On the other hand, the EU is also keen on adding green hydrogen to the energy mix, yet it will not be totally able to rely on internal production.
Spain and Germany have led the way in green hydrogen developments in Europe, while 22 EU members and Norway signed a manifesto in 2020 which committed to launch ‘important projects of common European interest’ (IPCEIs) in the hydrogen sector.
In 2020, Spain released a hydrogen roadmap in which it laid out that it is targeting 4GW of electrolysers by 2030 – a tenth of the total targeted by the EU before REPowerEU re-targeting. It also outlines that Spain is betting on boosting the hydrogen value chain through the creation of technology clusters. It counts five publicly funded clean hydrogen projects and nearly 30 others. Foreign investors have taken note with the country tracking $4.1bn over 17 projects in 2021.
In 2022, a consortium of 33 companies and organisations, led by Spanish oil giant Repsol, has invested €3.2bn ($4.4bn) to target 500MW of green hydrogen capacity by 2025 and 2GW
by 2030.
As the beating heart of European industry, Germany was early to present a hydrogen strategy in 2019 – even before the EU – and has even bigger ambitions than Spain. It has set aside $10bn to develop electrolyzers and plans to build a production capacity of 5GW by 2030. In 2021, the German government announced it will invest €8bn into large-scale hydrogen projects.
But as explained above, Germany and the EU are also aware that they cannot domestically meet all of their internal demand at competitive costs. In December, the European Commission approved a €0.9bn ($1bn) German scheme to support investments in the production of renewable hydrogen in non-EU countries to then be imported and sold in the EU.
Without enough resources to domestically meet the internal demand at a competitive cost, it is possible that part of the green hydrogen produced in geographies like Africa is sent to Europe. In its 2020 Hydrogen Strategy, the European Commission targets 40GW of installed renewable hydrogen electrolysers within the EU by 2030, and another 40GW in what it calls the “EU neighbourhood” with export back to the EU. A large proportion of this neighbourhood is expected to be in North Africa, due to the latter’s geographical proximity to the bloc, the availability of excellent renewable resources and, in the case of Morocco, the already well developed renewable market.
Even with imports need to be met, it is still a glass half full for Europe as the region is the world’s main supplier of electrolysers.
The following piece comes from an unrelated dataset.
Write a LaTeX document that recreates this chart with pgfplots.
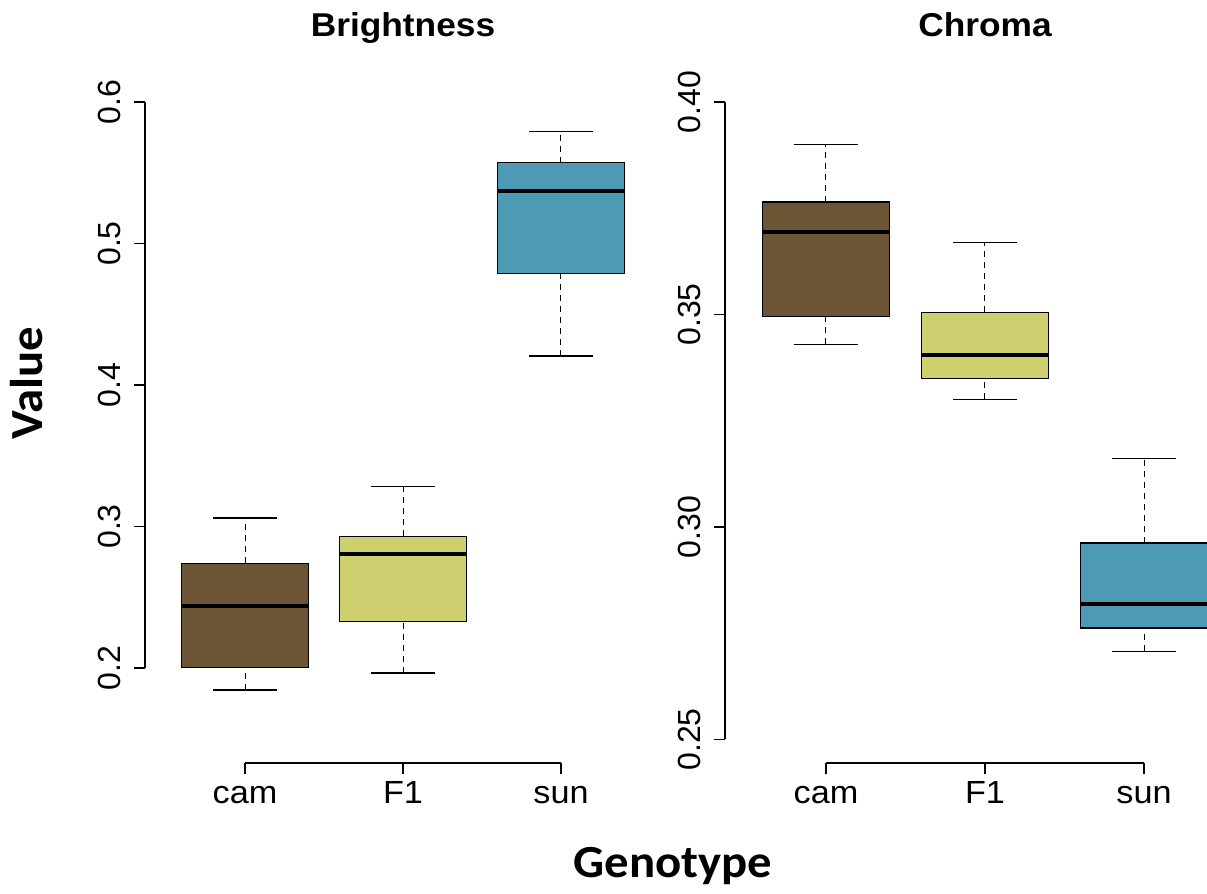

As it stands, the region has 40% of global installed capacity in the production of electrolysers. Global capacity of electrolysers doubled over the previous five years to reach just over 300MW by mid-2021, according to the IEA, and this could reach up to 54GW by 2030.
The geography and level of feasibility of green hydrogen developments will heavily hinge also on the availability of its main production input – water. A 2021 Rystad report points out, the locations of planned green hydrogen projects, like Australia, Saudi Arabia or Namibia, are to a large extent in areas constrained by water shortages, meaning that an additional desalination market needs to be created as water is the main input of electrolysis. In such instances, even in regions far from the coastline, water transport could be considered in addition to desalination. This will of course increase the cost of water supply, but it will still represent a relatively small share of the total hydrogen production cost, reaching levels as low as $0.05/kgH2 and representing 1-2% of the energy consumption of the electrolyzer.